#### DATA BLOCK:
****

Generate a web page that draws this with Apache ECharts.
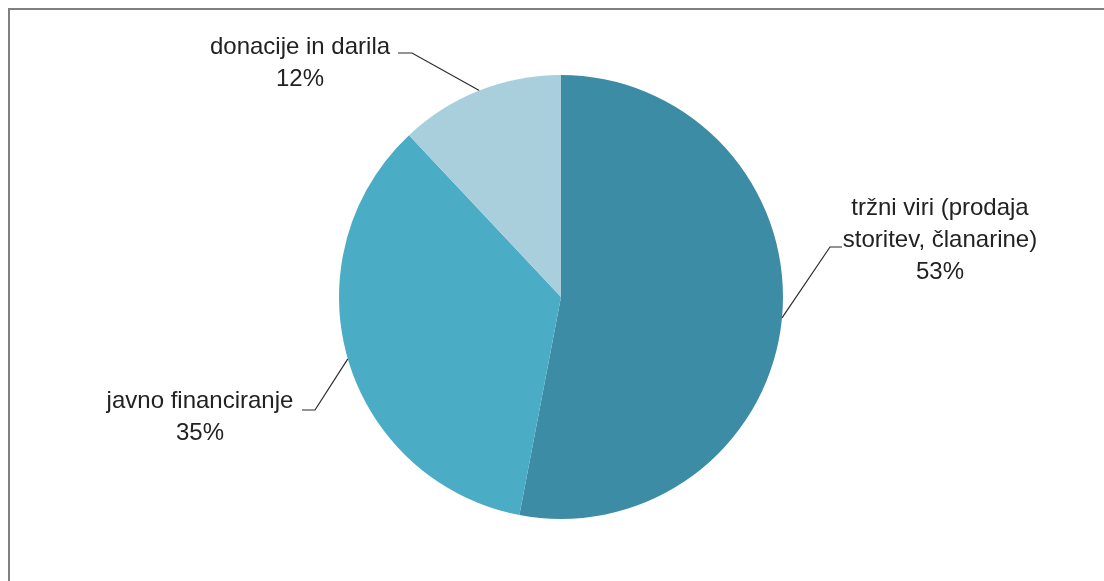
<!DOCTYPE html>
<html>
<head>
<meta charset="utf-8">
<script src="https://cdn.jsdelivr.net/npm/echarts@6/dist/echarts.min.js"></script>
<style>
  html, body { margin: 0; padding: 0; background: #ffffff; overflow: hidden; }
  #frame {
    position: absolute; left: 8px; top: 8px; width: 1200px; height: 700px;
    border: 2px solid #808080; box-sizing: border-box;
  }
  #chart { position: absolute; left: 0; top: 0; width: 1104px; height: 581px; }
</style>
</head>
<body>
<div id="frame"></div>
<div id="chart"></div>
<script>
// Revenue sources (shares in %)
const categories = [
  'tržni viri (prodaja\nstoritev, članarine)',
  'javno financiranje',
  'donacije in darila'
];
const shares = [53, 35, 12];
const colors = ['#3d8ca5', '#4bacc6', '#aacfdc'];

// Where each label block sits (centre) and where its leader line bends
const labelPlacement = [
  { x: 940, y: 240, bend: [830, 247], end: [842, 247] },
  { x: 200, y: 417, bend: [315, 410], end: [302, 410] },
  { x: 300, y: 63,  bend: [412, 53],  end: [398, 53] }
];

const chart = echarts.init(document.getElementById('chart'), null, { renderer: 'canvas' });

const cx = 561, cy = 297, r = 222;

const option = {
  animation: false,
  series: [{
    type: 'pie',
    center: [cx, cy],
    radius: r,
    startAngle: 90,
    clockwise: true,
    avoidLabelOverlap: false,
    silent: true,
    data: categories.map((name, i) => ({
      name: name,
      value: shares[i],
      itemStyle: { color: colors[i] }
    })),
    itemStyle: { borderWidth: 0 },
    emphasis: { disabled: true },
    label: {
      show: true,
      position: 'outside',
      formatter: '{b}\n{d}%',
      fontFamily: 'Liberation Sans, Arial, sans-serif',
      fontSize: 24,
      lineHeight: 32,
      color: '#222222',
      width: 320,
      overflow: 'none',
      align: 'center'
    },
    labelLine: {
      show: true,
      length: 20,
      length2: 20,
      lineStyle: { color: '#2b2b2b', width: 1.2 }
    },
    labelLayout: function (params) {
      const p = labelPlacement[params.dataIndex];
      let anchor;
      if (params.labelLinePoints && params.labelLinePoints[0]) {
        anchor = params.labelLinePoints[0].slice();
      } else {
        let before = 0;
        for (let k = 0; k < params.dataIndex; k++) before += shares[k];
        const total = shares.reduce((a, b) => a + b, 0);
        const mid = (90 - (before + shares[params.dataIndex] / 2) / total * 360) * Math.PI / 180;
        anchor = [cx + r * Math.cos(mid), cy - r * Math.sin(mid)];
      }
      return {
        x: p.x,
        y: p.y,
        align: 'center',
        verticalAlign: 'middle',
        labelLinePoints: [anchor, p.bend, p.end]
      };
    }
  }]
};

chart.setOption(option);
</script>
</body>
</html>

****

#### PROBLEM DESCRIPTION:
Reproduce all of the material exactly, apart from the pictures.

#### EXERCISE SOLUTION:
Generate a web page that draws this with Apache ECharts.
<!DOCTYPE html>
<html>
<head>
<meta charset="utf-8">
<script src="https://cdn.jsdelivr.net/npm/echarts@6/dist/echarts.min.js"></script>
<style>
  html, body { margin: 0; padding: 0; background: #ffffff; overflow: hidden; }
  #frame {
    position: absolute; left: 8px; top: 8px; width: 1200px; height: 700px;
    border: 2px solid #808080; box-sizing: border-box;
  }
  #chart { position: absolute; left: 0; top: 0; width: 1104px; height: 581px; }
</style>
</head>
<body>
<div id="frame"></div>
<div id="chart"></div>
<script>
// Revenue sources (shares in %)
const categories = [
  'tržni viri (prodaja\nstoritev, članarine)',
  'javno financiranje',
  'donacije in darila'
];
const shares = [53, 35, 12];
const colors = ['#3d8ca5', '#4bacc6', '#aacfdc'];

// Where each label block sits (centre) and where its leader line bends
const labelPlacement = [
  { x: 940, y: 240, bend: [830, 247], end: [842, 247] },
  { x: 200, y: 417, bend: [315, 410], end: [302, 410] },
  { x: 300, y: 63,  bend: [412, 53],  end: [398, 53] }
];

const chart = echarts.init(document.getElementById('chart'), null, { renderer: 'canvas' });

const cx = 561, cy = 297, r = 222;

const option = {
  animation: false,
  series: [{
    type: 'pie',
    center: [cx, cy],
    radius: r,
    startAngle: 90,
    clockwise: true,
    avoidLabelOverlap: false,
    silent: true,
    data: categories.map((name, i) => ({
      name: name,
      value: shares[i],
      itemStyle: { color: colors[i] }
    })),
    itemStyle: { borderWidth: 0 },
    emphasis: { disabled: true },
    label: {
      show: true,
      position: 'outside',
      formatter: '{b}\n{d}%',
      fontFamily: 'Liberation Sans, Arial, sans-serif',
      fontSize: 24,
      lineHeight: 32,
      color: '#222222',
      width: 320,
      overflow: 'none',
      align: 'center'
    },
    labelLine: {
      show: true,
      length: 20,
      length2: 20,
      lineStyle: { color: '#2b2b2b', width: 1.2 }
    },
    labelLayout: function (params) {
      const p = labelPlacement[params.dataIndex];
      let anchor;
      if (params.labelLinePoints && params.labelLinePoints[0]) {
        anchor = params.labelLinePoints[0].slice();
      } else {
        let before = 0;
        for (let k = 0; k < params.dataIndex; k++) before += shares[k];
        const total = shares.reduce((a, b) => a + b, 0);
        const mid = (90 - (before + shares[params.dataIndex] / 2) / total * 360) * Math.PI / 180;
        anchor = [cx + r * Math.cos(mid), cy - r * Math.sin(mid)];
      }
      return {
        x: p.x,
        y: p.y,
        align: 'center',
        verticalAlign: 'middle',
        labelLinePoints: [anchor, p.bend, p.end]
      };
    }
  }]
};

chart.setOption(option);
</script>
</body>
</html>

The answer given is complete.